結合済みレイヤーを確認して見てもパッと見ではおかしな箇所が見つからないレベル。風で木が揺れていたのにズレもなく綺麗です。
前景も後景を拡大して見てもしっかりとピントの合った状態で合成されています。
ほぼPhotoshopさん任せな簡単な作業だったのに非常にクオリティが高い。というか作品作りにおいて実用レベルかと思います。やはり凄腕のフォトグラファーさんの作品は当たり前のようにこういった手間をかけられているのだろうか。
最後に好きにレタッチや微調整をして書き出せば「被写界深度合成」の完了です。
合成処理に関してはほぼPhotoshopさんに任せっぱなしで簡単なので、素材写真だけは丁寧に撮影しておきたいものです。
一つだけあった不具合
Lightroomに戻してから細部を確認していたら「おかしな箇所」を発見しました。
外周の縁部分がボケっとしていたので、原因はなんだろうなっと考えてみるとなんとなく分かりました。

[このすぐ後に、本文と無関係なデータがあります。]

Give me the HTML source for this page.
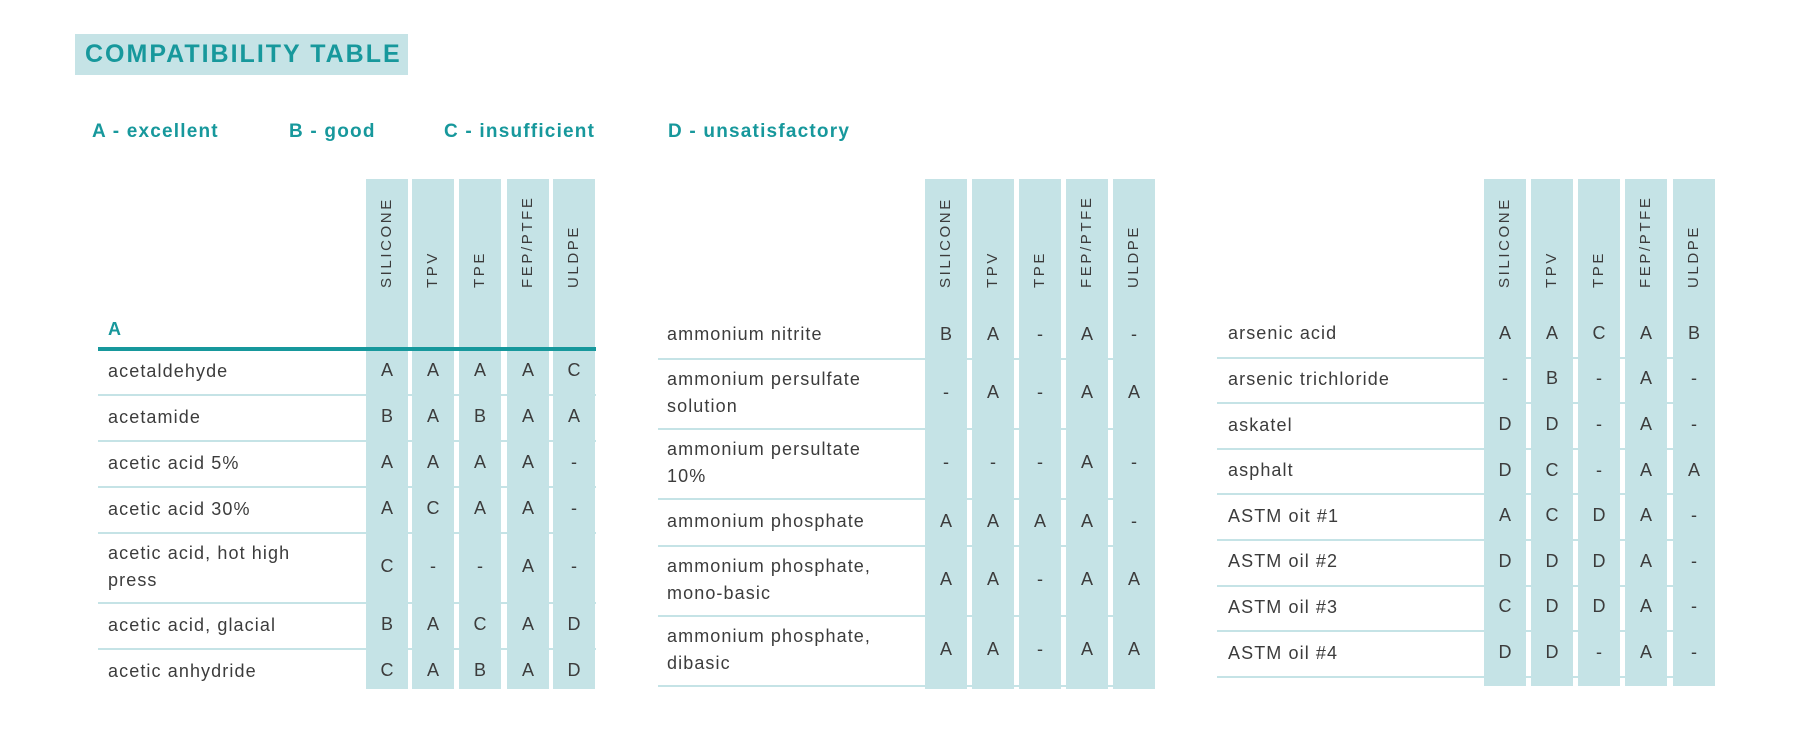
<!DOCTYPE html>
<html><head><meta charset="utf-8">
<style>
html,body{margin:0;padding:0;background:#fff;}
#page{position:relative;width:1800px;height:744px;overflow:hidden;font-family:"Liberation Sans",sans-serif;color:#3c3c3c;}
.abs{position:absolute;}
#title{left:75px;top:34px;width:333px;height:41px;background:#c5e3e6;}
#title span{position:absolute;left:10px;top:6px;font-size:25px;font-weight:bold;color:#17989c;letter-spacing:2px;font-family:"Liberation Sans Narrow","Liberation Sans",sans-serif;}
.leg{top:121px;font-size:19px;font-weight:bold;color:#17989c;letter-spacing:1.2px;}
.col{background:#c5e3e6;}
.hdr{font-size:15px;letter-spacing:2.6px;color:#3c3c3c;transform-origin:0 0;transform:rotate(-90deg);white-space:nowrap;}
.sep{height:2px;background:#c5e3e6;}
.lbl{font-size:18px;line-height:27px;letter-spacing:1.1px;}
.val{font-size:18px;text-align:center;width:42px;}
</style></head>
<body>
<div id="page">
<div id="title" class="abs"><span>COMPATIBILITY TABLE</span></div>
<div class="abs leg" style="left:92px">A - excellent</div>
<div class="abs leg" style="left:289px">B - good</div>
<div class="abs leg" style="left:444px">C - insufficient</div>
<div class="abs leg" style="left:668px">D - unsatisfactory</div>
</div>
<script>
const materials=["SILICONE","TPV","TPE","FEP/PTFE","ULDPE"];
const t1Names=[["acetaldehyde"],["acetamide"],["acetic acid 5%"],["acetic acid 30%"],["acetic acid, hot high","press"],["acetic acid, glacial"],["acetic anhydride"]];
const t1Vals=[["A","A","A","A","C"],["B","A","B","A","A"],["A","A","A","A","-"],["A","C","A","A","-"],["C","-","-","A","-"],["B","A","C","A","D"],["C","A","B","A","D"]];
const t2Names=[["ammonium nitrite"],["ammonium persulfate","solution"],["ammonium persultate","10%"],["ammonium phosphate"],["ammonium phosphate,","mono-basic"],["ammonium phosphate,","dibasic"]];
const t2Vals=[["B","A","-","A","-"],["-","A","-","A","A"],["-","-","-","A","-"],["A","A","A","A","-"],["A","A","-","A","A"],["A","A","-","A","A"]];
const t3Names=[["arsenic acid"],["arsenic trichloride"],["askatel"],["asphalt"],["ASTM oit #1"],["ASTM oil #2"],["ASTM oil #3"],["ASTM oil #4"]];
const t3Vals=[["A","A","C","A","B"],["-","B","-","A","-"],["D","D","-","A","-"],["D","C","-","A","A"],["A","C","D","A","-"],["D","D","D","A","-"],["C","D","D","A","-"],["D","D","-","A","-"]];

const page=document.getElementById('page');
function mk(cls,style,text){const d=document.createElement('div');d.className='abs '+cls;Object.assign(d.style,style);if(text!==undefined)d.textContent=text;page.appendChild(d);return d;}

function table(id,cfg,names,vals){
  cfg.cols.forEach((x,i)=>{
    const c=mk('col',{left:x+'px',top:'179px',width:'42px',height:(cfg.bottom-179)+'px'});
    
    
    const h=mk('hdr',{left:(x+12)+'px',top:'288px'},materials[i]);
    
    
  });
  let y=cfg.start;
  names.forEach((n,r)=>{
    const hgt=n.length>1?cfg.dbl:cfg.sgl;
    const l=mk('lbl',{left:cfg.lx+'px',top:(y+hgt/2-n.length*13.5-1)+'px'});
    l.innerHTML=n.join('<br>');
    
    
    vals[r].forEach((v,i)=>{
      const e=mk('val',{left:cfg.cols[i]+'px',top:(y+hgt/2-12)+'px'},v);
      
      
    });
    y+=hgt;
    if(r<names.length-1||cfg.lastSep){
      const s=mk('sep',{left:cfg.sx+'px',top:(y-1)+'px',width:(cfg.sw)+'px'});
      
      
    }
  });
}
table('table-1',{cols:[366,412,459,507,553],bottom:689,start:349,sgl:46,dbl:70,lx:108,sx:98,sw:498,lastSep:false},t1Names,t1Vals);
table('table-2',{cols:[925,972,1019,1066,1113],bottom:689,start:312,sgl:47,dbl:70,lx:667,sx:658,sw:497,lastSep:true},t2Names,t2Vals);
table('table-3',{cols:[1484,1531,1578,1625,1673],bottom:686,start:312,sgl:45.6,dbl:70,lx:1228,sx:1217,sw:498,lastSep:true},t3Names,t3Vals);

const hl=mk('',{left:'98px',top:'347px',width:'498px',height:'4px',background:'#17989c'});


const ha=mk('',{left:'108px',top:'319px',fontSize:'18px',fontWeight:'bold',color:'#17989c'},'A');


</script>
</body></html>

ピント位置をズラして撮影している時点で画角にもズレが生じているのですが、その画角のズレの部分が塗り潰しでボケっとしているんじゃないかなって。(合っているかは分かりません。)
もっと素材写真を丁寧に撮影しろよ!というPhotoshopさんからのメッセージかもしれませんね。
このボケっとした部分はトリミングで除外してしまえば問題はありません。こういったケースもあるので少し広めの画角で撮影しておくと良いかもしれません。
まとめ:撮影は手間をかけて丁寧に
比較明合成、HDR合成、被写界深度合成など、場合によっては数十枚と素材を使うこともある。撮影時にどのようなレタッチをするかをイメージして撮影する必要があります。
もちろん撮影にもレタッチにも手間が増えますが、自分のイメージを表現するためであれば手間を惜しまないことが大切かと思いました。
三脚で撮影をしているのであれば色んなパターンの素材を撮影できるので、意識して素材撮りだけでもしておくことで後々役に立つと思います。撮るだけ撮っておいてみてはどうでしょうか。
以上がPhotoshopを使用した被写界深度合成の話でした。(こんなこと知らなかったの僕だけかもしれませんが今更まとめました。)